Cameraman and photographers are busy with their cameras ensuring good footage and documentations. They view features from the wreck, coral cover, and also fishes from the site. The search is on for about 10 minutes until the air in the tanks is depleted. No sign of lead, but it is definitely the wreck identified previously by the National Committee. It is time to surface; the divers covered a distance of approximately 750 meters from the fixed coordinate underwater with no trace of lead, but they found parts of the wreck. Two samples of metals are brought back on board Samudera.

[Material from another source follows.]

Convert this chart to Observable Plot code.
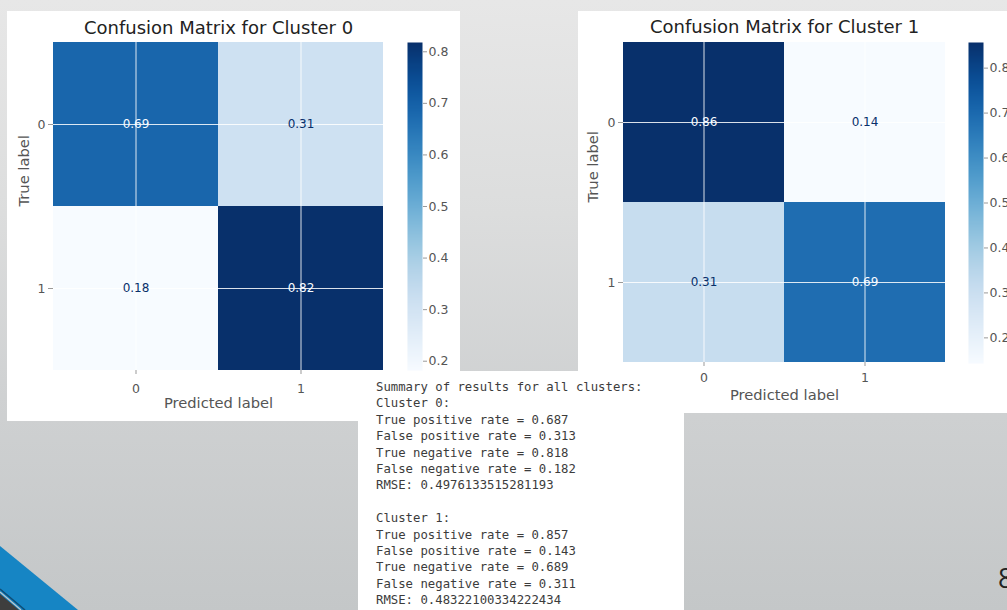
<!DOCTYPE html>
<html><head><meta charset="utf-8">
<script src="https://cdn.jsdelivr.net/npm/d3@7"></script>
<script src="https://cdn.jsdelivr.net/npm/@observablehq/plot@0.6"></script>
<style>
html,body{margin:0;padding:0;}
body{width:1007px;height:610px;overflow:hidden;position:relative;
  background:linear-gradient(180deg,#e7e7e7 0%,#dcdddd 35%,#cfd1d2 65%,#c4c7c8 100%);
  font-family:"DejaVu Sans",sans-serif;}
.abs{position:absolute;}
.abs svg{display:block;max-width:none;overflow:visible;}
#summary{margin:0;box-sizing:border-box;background:#fff;padding:8px 0 0 18px;
  font-family:"DejaVu Sans Mono",monospace;font-size:12.3px;line-height:16.4px;color:#3c3c3c;white-space:pre;}
</style></head><body>
<svg class="abs" style="left:0;top:0" width="1007" height="610">
  <polygon points="0,546 78,610 0,610" fill="#1685c4"/>
  <line x1="0" y1="589" x2="25" y2="610" stroke="#0f4d75" stroke-width="1.5"/>
  <line x1="0" y1="592" x2="21" y2="610" stroke="#c8c8c8" stroke-width="1.2"/>
  <polygon points="0,594 19,610 0,610" fill="#3e3e3e"/>
  <text x="998" y="588" font-family="Open Sans, Liberation Sans, sans-serif" font-size="27" fill="#222">8</text>
</svg>
<div class="abs" style="left:7px;top:11px;width:453px;height:410px;background:#fff"></div>
<div class="abs" style="left:578px;top:11px;width:429px;height:402px;background:#fff"></div>
<div id="hm0" class="abs" style="left:7px;top:11px"></div>
<div id="cb0" class="abs" style="left:400px;top:11px"></div>
<div id="hm1" class="abs" style="left:578px;top:11px"></div>
<div id="cb1" class="abs" style="left:961px;top:11px"></div>
<pre id="summary" class="abs" style="left:358px;top:371px;width:326px;height:239px"></pre>
<script>
// ---- data ----
const classLabels = ["0", "1"];
const clusterTitles = ["Confusion Matrix for Cluster 0", "Confusion Matrix for Cluster 1"];
// row-major: [true0-pred0, true0-pred1, true1-pred0, true1-pred1]
const cmCluster0 = [0.687, 0.313, 0.182, 0.818];
const cmCluster1 = [0.857, 0.143, 0.311, 0.689];
const colorbarTicks = [0.2, 0.3, 0.4, 0.5, 0.6, 0.7, 0.8];
const tprValues = ["0.687", "0.857"];
const fprValues = ["0.313", "0.143"];
const tnrValues = ["0.818", "0.689"];
const fnrValues = ["0.182", "0.311"];
const rmseValues = ["0.4976133515281193", "0.48322100334222434"];

const fmt = d3.format(".2f");
const baseStyle = {fontFamily: "DejaVu Sans", fontSize: "12.5px", color: "#555", background: "transparent", overflow: "visible"};

function heatmap(values, title, o) {
  const data = [];
  classLabels.forEach((t, i) => classLabels.forEach((p, j) => data.push({t, p, v: values[i * 2 + j]})));
  const [lo, hi] = d3.extent(values);
  const thr = (lo + hi) / 2;
  return Plot.plot({
    width: o.W, height: o.H, marginLeft: o.ml, marginRight: o.mr, marginTop: o.mt, marginBottom: o.mb,
    style: baseStyle,
    x: {domain: classLabels, padding: 0},
    y: {domain: classLabels, padding: 0},
    color: {type: "linear", scheme: "blues", domain: [lo, hi]},
    marks: [
      Plot.cell(data, {x: "p", y: "t", fill: "v", inset: 0}),
      Plot.gridX({stroke: "white", strokeOpacity: 0.85, strokeWidth: 1}),
      Plot.gridY({stroke: "white", strokeOpacity: 0.85, strokeWidth: 1}),
      Plot.text(data.filter(d => d.v > thr), {x: "p", y: "t", text: d => fmt(d.v), fill: "#f7fbff", fontSize: 12}),
      Plot.text(data.filter(d => d.v <= thr), {x: "p", y: "t", text: d => fmt(d.v), fill: "#08306b", fontSize: 12}),
      Plot.axisX({anchor: "bottom", tickSize: 4, tickPadding: o.xpad, label: null, stroke: "#999"}),
      Plot.axisY({anchor: "left", tickSize: 5, tickPadding: 3, label: null, stroke: "#999"}),
      Plot.text([title], {frameAnchor: "top", lineAnchor: "middle", text: d => d, dy: o.titleDy, fontSize: 18, fill: "#222"}),
      Plot.text(["Predicted label"], {frameAnchor: "bottom", lineAnchor: "middle", text: d => d, dy: o.xlabDy, fontSize: 14.7, fill: "#555"}),
      Plot.text(["True label"], {frameAnchor: "left", lineAnchor: "middle", text: d => d, dx: o.ylabDx, rotate: -90, fontSize: 14.7, fill: "#555"})
    ]
  });
}

function colorbar(values, o) {
  const [lo, hi] = d3.extent(values);
  return Plot.plot({
    width: o.W, height: o.H, marginLeft: o.ml, marginRight: o.mr, marginTop: o.mt, marginBottom: o.mb,
    style: baseStyle,
    x: {domain: [0, 1], axis: null},
    y: {domain: [lo, hi]},
    color: {type: "linear", scheme: "blues", domain: [lo, hi]},
    marks: [
      Plot.raster({x1: 0, x2: 1, y1: lo, y2: hi, width: 1, height: 320, fill: (x, y) => y, imageRendering: "auto"}),
      Plot.axisY(colorbarTicks, {anchor: "right", tickSize: 4, tickPadding: 2, tickFormat: ".1f", label: null, stroke: "#999"})
    ]
  });
}

document.getElementById("hm0").append(heatmap(cmCluster0, clusterTitles[0],
  {W: 453, H: 410, ml: 46, mr: 77, mt: 31, mb: 51, xpad: 10, titleDy: -14, xlabDy: 33, ylabDx: -29}));
document.getElementById("cb0").append(colorbar(cmCluster0,
  {W: 60, H: 410, ml: 7, mr: 38, mt: 31, mb: 51}));
document.getElementById("hm1").append(heatmap(cmCluster1, clusterTitles[1],
  {W: 429, H: 402, ml: 45, mr: 62, mt: 31, mb: 51, xpad: 7, titleDy: -15, xlabDy: 33, ylabDx: -30}));
document.getElementById("cb1").append(colorbar(cmCluster1,
  {W: 46, H: 402, ml: 7, mr: 24, mt: 31, mb: 50}));

const lines = ["Summary of results for all clusters:"];
[0, 1].forEach(i => {
  if (i > 0) lines.push("");
  lines.push(`Cluster ${i}:`);
  lines.push(`True positive rate = ${tprValues[i]}`);
  lines.push(`False positive rate = ${fprValues[i]}`);
  lines.push(`True negative rate = ${tnrValues[i]}`);
  lines.push(`False negative rate = ${fnrValues[i]}`);
  lines.push(`RMSE: ${rmseValues[i]}`);
});
document.getElementById("summary").textContent = lines.join("\n");
</script>
</body></html>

People waiting on board are eager to see us, as they want to get out of this place soon. The seasickness is already out of hand! Still, most managed not to throw up. When the last diver is aboard, the skipper starts the engine. The crew pulled the anchor, and soon Samudera is on her way back to Peucang Island. Lunch is served, but not many are interested. Most prefer waiting to reach calm water in Peucang for a rather late lunch. The divers, on the other hand, chewed on.
It is a very strenuous, but rewarding day. Despite difficult dive conditions and minimum information, the team manages to locate the wreck and makes rapid assessment on the site. Compared to information recorded from 2002, the wreck is pretty much cleared up from encrusting corals. Some parts of the wreck may have been removed. After over one hundred years, the wreck is covered with corals and inhabited by varieties of fishes; thus making the wreck an integral part of the marine ecosystem of Panaitan Island. As part of the ecosystem in a World Heritage Site, the wreck site should be preserved and protected. Extraction will only provide a limited economic benefit, but preserving it will provide long-term economic and conservation benefits.
This piece of history no longer serves as a cargo vessel, but she now serves as stronghold for varieties of marine life. Her value from tourism and fisheries is far beyond the value of the treasure she carries. Unfortunately, most people are blinded by the glow and glitter of immediate cash; thus ignoring the actual value of history, value of life.